Generation mechanisms and energetics of internal waves around an island

Shallow ridges, seamounts and islands have been known as generation site of strong baroclinic internal tides in coastal oceans. However, details of generation and propagation processes of such internal waves/tides have not been investigated well. In this study, generation processes of internal tides around islands were investigated by using numerical simulation performed by Stanford Unstructured Nonhydrostatic Terrain-Following Navier-Stokes Similator (SUNTANS). This study focuses on Izu-Oshima Island located off Sagami Bay, Japan. The barotropic tides generated strong baroclinic internal waves around the study site.
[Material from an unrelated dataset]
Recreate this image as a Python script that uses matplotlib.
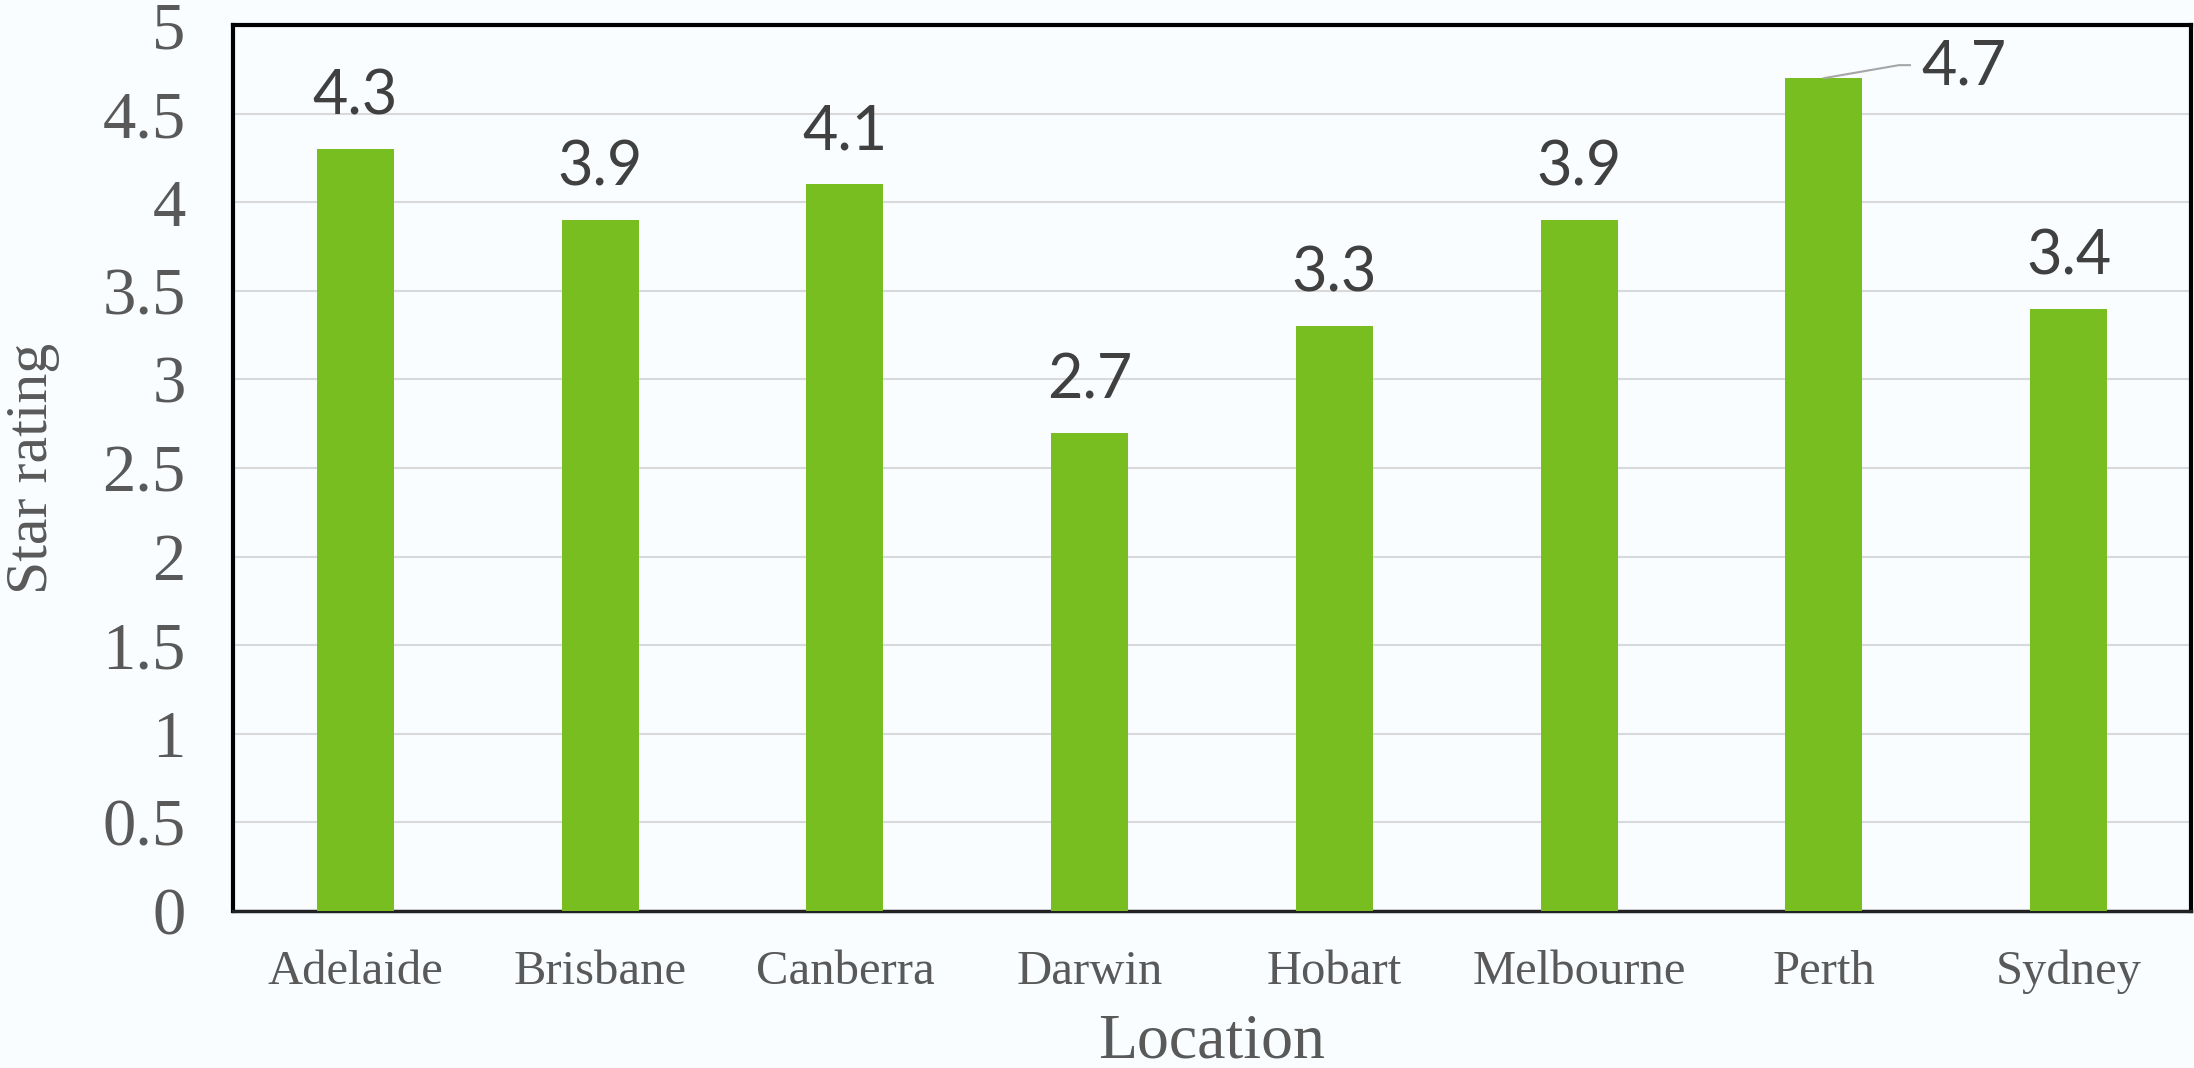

The diurnal tidal frequency (~ K1) is lower than the inertial frequency (f) in the mid latitude, which results in strongly enhanced Kelvin trapped internal tides around the island. The isothermal displacement due to diurnal internal tides reached 50 m in the model. The internal wave energy generated by diurnal tides was resonated around the island and was much higher than that of semi-diurnal (~ M2) internal tides. Shallow ridges near the island enhanced non-linearity of internal waves, which induces high frequency internal waves. Such high frequency waves cannot be trapped around the island, because their frequency is higher than the inertial frequency. These high frequency waves were released from the island and propagated to the offshore, like nonlinear solitary waves. In addition, numerical results showed good consistencies with observed results taken near the island.